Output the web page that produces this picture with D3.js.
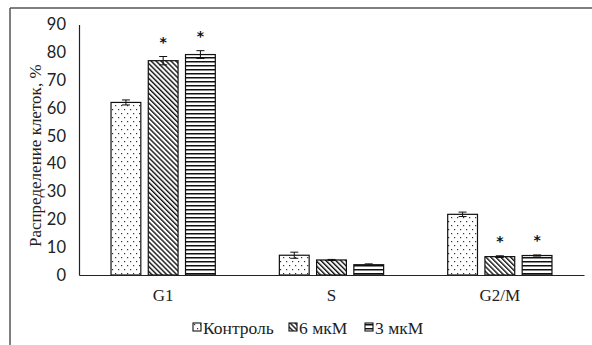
<!DOCTYPE html>
<html>
<head>
<meta charset="utf-8">
<script src="https://cdn.jsdelivr.net/npm/d3@7/dist/d3.min.js"></script>
<style>
  html, body { margin: 0; padding: 0; background: #fff; }
  svg { display: block; }
</style>
</head>
<body>
<svg id="chart" width="592" height="345"></svg>
<script>
// Cell cycle phases and treatment groups
const categories = ["G1", "S", "G2/M"];
const seriesNames = ["Контроль", "6 мкМ", "3 мкМ"];

// Percent of cells in each phase
const controlValues = [62, 7.1, 21.8];
const dose6Values = [77, 5.4, 6.6];
const dose3Values = [79.2, 3.7, 7.0];

// Error bar half-widths
const controlErrors = [0.9, 1.1, 0.8];
const dose6Errors = [1.5, 0.2, 0.3];
const dose3Errors = [1.4, 0.3, 0.2];

// Significance marks (*)
const controlSig = [false, false, false];
const dose6Sig = [true, false, true];
const dose3Sig = [true, false, true];

const yTicks = [0, 10, 20, 30, 40, 50, 60, 70, 80, 90];
const yTitle = "Распределение клеток, %";

const seriesValues = [controlValues, dose6Values, dose3Values];
const seriesErrors = [controlErrors, dose6Errors, dose3Errors];
const seriesSig = [controlSig, dose6Sig, dose3Sig];
const patternIds = ["pat-dots", "pat-diag", "pat-horiz"];

const svg = d3.select("#chart");
const W = 592, H = 345;

// Outer frame (top and left edges)
svg.append("line").attr("x1", 10).attr("x2", W).attr("y1", 8).attr("y2", 8)
  .attr("stroke", "#555").attr("stroke-width", 1.5);
svg.append("line").attr("x1", 10).attr("x2", 10).attr("y1", 8).attr("y2", H)
  .attr("stroke", "#555").attr("stroke-width", 1.5);

// Fill patterns
const defs = svg.append("defs");
const pDots = defs.append("pattern").attr("id", "pat-dots")
  .attr("patternUnits", "userSpaceOnUse").attr("width", 6).attr("height", 8);
pDots.append("rect").attr("width", 6).attr("height", 8).attr("fill", "#fff");
pDots.append("rect").attr("x", 1).attr("y", 1).attr("width", 1.2).attr("height", 1.2).attr("fill", "#333");
pDots.append("rect").attr("x", 4).attr("y", 5).attr("width", 1.2).attr("height", 1.2).attr("fill", "#333");

const pDiag = defs.append("pattern").attr("id", "pat-diag")
  .attr("patternUnits", "userSpaceOnUse").attr("width", 3.5).attr("height", 3.5)
  .attr("patternTransform", "rotate(-45)");
pDiag.append("rect").attr("width", 3.5).attr("height", 3.5).attr("fill", "#fff");
pDiag.append("rect").attr("x", 0).attr("y", 0).attr("width", 1.4).attr("height", 3.5).attr("fill", "#111");

const pHoriz = defs.append("pattern").attr("id", "pat-horiz")
  .attr("patternUnits", "userSpaceOnUse").attr("width", 6).attr("height", 4);
pHoriz.append("rect").attr("width", 6).attr("height", 4).attr("fill", "#fff");
pHoriz.append("rect").attr("x", 0).attr("y", 1).attr("width", 6).attr("height", 1.5).attr("fill", "#111");

// Plot area
const plot = { left: 79, right: 584, top: 24.5, bottom: 275 };

const y = d3.scaleLinear().domain([0, 90]).range([plot.bottom, plot.top]);
const x0 = d3.scaleBand().domain(categories).range([plot.left, plot.right]).padding(0);
const x1 = d3.scaleBand().domain(seriesNames).range([0, x0.bandwidth()])
  .paddingInner(0.2).paddingOuter(0.86);

// Y axis
const yAxis = d3.axisLeft(y).tickValues(yTicks).tickSize(0).tickPadding(13);
const gy = svg.append("g").attr("transform", `translate(${plot.left},0)`).call(yAxis);
gy.select(".domain").attr("stroke", "#222").attr("stroke-width", 1.2);
gy.selectAll("text").attr("font-family", "Lato, 'Open Sans', sans-serif")
  .attr("font-size", 16.5).attr("fill", "#222");

// Y title
svg.append("text")
  .attr("transform", `translate(41,${(plot.top + plot.bottom) / 2 + 6}) rotate(-90)`)
  .attr("text-anchor", "middle")
  .attr("font-family", "'Liberation Serif', 'Times New Roman', serif")
  .attr("font-size", 17).attr("fill", "#222")
  .text(yTitle);

// Bars
const rows = [];
categories.forEach((c, ci) => {
  seriesNames.forEach((s, si) => {
    rows.push({ cat: c, ser: s, si, v: seriesValues[si][ci], e: seriesErrors[si][ci], sig: seriesSig[si][ci] });
  });
});

const groups = svg.append("g");
groups.selectAll("rect.bar").data(rows).join("rect")
  .attr("class", "bar")
  .attr("x", d => x0(d.cat) + x1(d.ser))
  .attr("y", d => y(d.v))
  .attr("width", x1.bandwidth())
  .attr("height", d => y(0) - y(d.v))
  .attr("fill", d => `url(#${patternIds[d.si]})`)
  .attr("stroke", "#111").attr("stroke-width", 1.2);

// Error bars
const eb = groups.selectAll("g.err").data(rows).join("g").attr("class", "err")
  .attr("transform", d => `translate(${x0(d.cat) + x1(d.ser) + x1.bandwidth() / 2},0)`);
eb.append("line").attr("y1", d => y(d.v - d.e)).attr("y2", d => y(d.v + d.e))
  .attr("stroke", "#111").attr("stroke-width", 1);
eb.append("line").attr("x1", -4).attr("x2", 4)
  .attr("y1", d => y(d.v + d.e)).attr("y2", d => y(d.v + d.e))
  .attr("stroke", "#111").attr("stroke-width", 1);
eb.append("line").attr("x1", -4).attr("x2", 4)
  .attr("y1", d => y(d.v - d.e)).attr("y2", d => y(d.v - d.e))
  .attr("stroke", "#111").attr("stroke-width", 1);

// Significance asterisks
groups.selectAll("text.sig").data(rows.filter(d => d.sig)).join("text")
  .attr("class", "sig")
  .attr("x", d => x0(d.cat) + x1(d.ser) + x1.bandwidth() / 2)
  .attr("y", d => y(d.v + d.e) - 10)
  .attr("text-anchor", "middle")
  .attr("font-family", "'DejaVu Sans', sans-serif")
  .attr("font-weight", "bold")
  .attr("font-size", 14).attr("fill", "#111")
  .text("*");

// X axis
const xAxis = d3.axisBottom(x0).tickSize(0).tickPadding(14);
const gx = svg.append("g").attr("transform", `translate(0,${plot.bottom})`).call(xAxis);
gx.select(".domain").attr("stroke", "#222").attr("stroke-width", 1.2);
gx.selectAll("text").attr("font-family", "'Liberation Serif', 'Times New Roman', serif")
  .attr("font-size", 17).attr("fill", "#222");

// Legend
const legendX = [193, 289, 365];
const lg = svg.append("g").selectAll("g").data(seriesNames).join("g")
  .attr("transform", (d, i) => `translate(${legendX[i]},323)`);
lg.append("rect").attr("width", 8).attr("height", 8)
  .attr("fill", (d, i) => `url(#${patternIds[i]})`)
  .attr("stroke", "#111").attr("stroke-width", 1.1);
lg.append("text").attr("x", 10).attr("y", 11)
  .attr("font-family", "'Liberation Serif', 'Times New Roman', serif")
  .attr("font-size", 17.5).attr("fill", "#222")
  .text(d => d);
</script>
</body>
</html>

+++

### TASK BRIEF
Write out the material above again, word for word, minus its pictures.

### THE COMPLETED TASK
Output the web page that produces this picture with D3.js.
<!DOCTYPE html>
<html>
<head>
<meta charset="utf-8">
<script src="https://cdn.jsdelivr.net/npm/d3@7/dist/d3.min.js"></script>
<style>
  html, body { margin: 0; padding: 0; background: #fff; }
  svg { display: block; }
</style>
</head>
<body>
<svg id="chart" width="592" height="345"></svg>
<script>
// Cell cycle phases and treatment groups
const categories = ["G1", "S", "G2/M"];
const seriesNames = ["Контроль", "6 мкМ", "3 мкМ"];

// Percent of cells in each phase
const controlValues = [62, 7.1, 21.8];
const dose6Values = [77, 5.4, 6.6];
const dose3Values = [79.2, 3.7, 7.0];

// Error bar half-widths
const controlErrors = [0.9, 1.1, 0.8];
const dose6Errors = [1.5, 0.2, 0.3];
const dose3Errors = [1.4, 0.3, 0.2];

// Significance marks (*)
const controlSig = [false, false, false];
const dose6Sig = [true, false, true];
const dose3Sig = [true, false, true];

const yTicks = [0, 10, 20, 30, 40, 50, 60, 70, 80, 90];
const yTitle = "Распределение клеток, %";

const seriesValues = [controlValues, dose6Values, dose3Values];
const seriesErrors = [controlErrors, dose6Errors, dose3Errors];
const seriesSig = [controlSig, dose6Sig, dose3Sig];
const patternIds = ["pat-dots", "pat-diag", "pat-horiz"];

const svg = d3.select("#chart");
const W = 592, H = 345;

// Outer frame (top and left edges)
svg.append("line").attr("x1", 10).attr("x2", W).attr("y1", 8).attr("y2", 8)
  .attr("stroke", "#555").attr("stroke-width", 1.5);
svg.append("line").attr("x1", 10).attr("x2", 10).attr("y1", 8).attr("y2", H)
  .attr("stroke", "#555").attr("stroke-width", 1.5);

// Fill patterns
const defs = svg.append("defs");
const pDots = defs.append("pattern").attr("id", "pat-dots")
  .attr("patternUnits", "userSpaceOnUse").attr("width", 6).attr("height", 8);
pDots.append("rect").attr("width", 6).attr("height", 8).attr("fill", "#fff");
pDots.append("rect").attr("x", 1).attr("y", 1).attr("width", 1.2).attr("height", 1.2).attr("fill", "#333");
pDots.append("rect").attr("x", 4).attr("y", 5).attr("width", 1.2).attr("height", 1.2).attr("fill", "#333");

const pDiag = defs.append("pattern").attr("id", "pat-diag")
  .attr("patternUnits", "userSpaceOnUse").attr("width", 3.5).attr("height", 3.5)
  .attr("patternTransform", "rotate(-45)");
pDiag.append("rect").attr("width", 3.5).attr("height", 3.5).attr("fill", "#fff");
pDiag.append("rect").attr("x", 0).attr("y", 0).attr("width", 1.4).attr("height", 3.5).attr("fill", "#111");

const pHoriz = defs.append("pattern").attr("id", "pat-horiz")
  .attr("patternUnits", "userSpaceOnUse").attr("width", 6).attr("height", 4);
pHoriz.append("rect").attr("width", 6).attr("height", 4).attr("fill", "#fff");
pHoriz.append("rect").attr("x", 0).attr("y", 1).attr("width", 6).attr("height", 1.5).attr("fill", "#111");

// Plot area
const plot = { left: 79, right: 584, top: 24.5, bottom: 275 };

const y = d3.scaleLinear().domain([0, 90]).range([plot.bottom, plot.top]);
const x0 = d3.scaleBand().domain(categories).range([plot.left, plot.right]).padding(0);
const x1 = d3.scaleBand().domain(seriesNames).range([0, x0.bandwidth()])
  .paddingInner(0.2).paddingOuter(0.86);

// Y axis
const yAxis = d3.axisLeft(y).tickValues(yTicks).tickSize(0).tickPadding(13);
const gy = svg.append("g").attr("transform", `translate(${plot.left},0)`).call(yAxis);
gy.select(".domain").attr("stroke", "#222").attr("stroke-width", 1.2);
gy.selectAll("text").attr("font-family", "Lato, 'Open Sans', sans-serif")
  .attr("font-size", 16.5).attr("fill", "#222");

// Y title
svg.append("text")
  .attr("transform", `translate(41,${(plot.top + plot.bottom) / 2 + 6}) rotate(-90)`)
  .attr("text-anchor", "middle")
  .attr("font-family", "'Liberation Serif', 'Times New Roman', serif")
  .attr("font-size", 17).attr("fill", "#222")
  .text(yTitle);

// Bars
const rows = [];
categories.forEach((c, ci) => {
  seriesNames.forEach((s, si) => {
    rows.push({ cat: c, ser: s, si, v: seriesValues[si][ci], e: seriesErrors[si][ci], sig: seriesSig[si][ci] });
  });
});

const groups = svg.append("g");
groups.selectAll("rect.bar").data(rows).join("rect")
  .attr("class", "bar")
  .attr("x", d => x0(d.cat) + x1(d.ser))
  .attr("y", d => y(d.v))
  .attr("width", x1.bandwidth())
  .attr("height", d => y(0) - y(d.v))
  .attr("fill", d => `url(#${patternIds[d.si]})`)
  .attr("stroke", "#111").attr("stroke-width", 1.2);

// Error bars
const eb = groups.selectAll("g.err").data(rows).join("g").attr("class", "err")
  .attr("transform", d => `translate(${x0(d.cat) + x1(d.ser) + x1.bandwidth() / 2},0)`);
eb.append("line").attr("y1", d => y(d.v - d.e)).attr("y2", d => y(d.v + d.e))
  .attr("stroke", "#111").attr("stroke-width", 1);
eb.append("line").attr("x1", -4).attr("x2", 4)
  .attr("y1", d => y(d.v + d.e)).attr("y2", d => y(d.v + d.e))
  .attr("stroke", "#111").attr("stroke-width", 1);
eb.append("line").attr("x1", -4).attr("x2", 4)
  .attr("y1", d => y(d.v - d.e)).attr("y2", d => y(d.v - d.e))
  .attr("stroke", "#111").attr("stroke-width", 1);

// Significance asterisks
groups.selectAll("text.sig").data(rows.filter(d => d.sig)).join("text")
  .attr("class", "sig")
  .attr("x", d => x0(d.cat) + x1(d.ser) + x1.bandwidth() / 2)
  .attr("y", d => y(d.v + d.e) - 10)
  .attr("text-anchor", "middle")
  .attr("font-family", "'DejaVu Sans', sans-serif")
  .attr("font-weight", "bold")
  .attr("font-size", 14).attr("fill", "#111")
  .text("*");

// X axis
const xAxis = d3.axisBottom(x0).tickSize(0).tickPadding(14);
const gx = svg.append("g").attr("transform", `translate(0,${plot.bottom})`).call(xAxis);
gx.select(".domain").attr("stroke", "#222").attr("stroke-width", 1.2);
gx.selectAll("text").attr("font-family", "'Liberation Serif', 'Times New Roman', serif")
  .attr("font-size", 17).attr("fill", "#222");

// Legend
const legendX = [193, 289, 365];
const lg = svg.append("g").selectAll("g").data(seriesNames).join("g")
  .attr("transform", (d, i) => `translate(${legendX[i]},323)`);
lg.append("rect").attr("width", 8).attr("height", 8)
  .attr("fill", (d, i) => `url(#${patternIds[i]})`)
  .attr("stroke", "#111").attr("stroke-width", 1.1);
lg.append("text").attr("x", 10).attr("y", 11)
  .attr("font-family", "'Liberation Serif', 'Times New Roman', serif")
  .attr("font-size", 17.5).attr("fill", "#222")
  .text(d => d);
</script>
</body>
</html>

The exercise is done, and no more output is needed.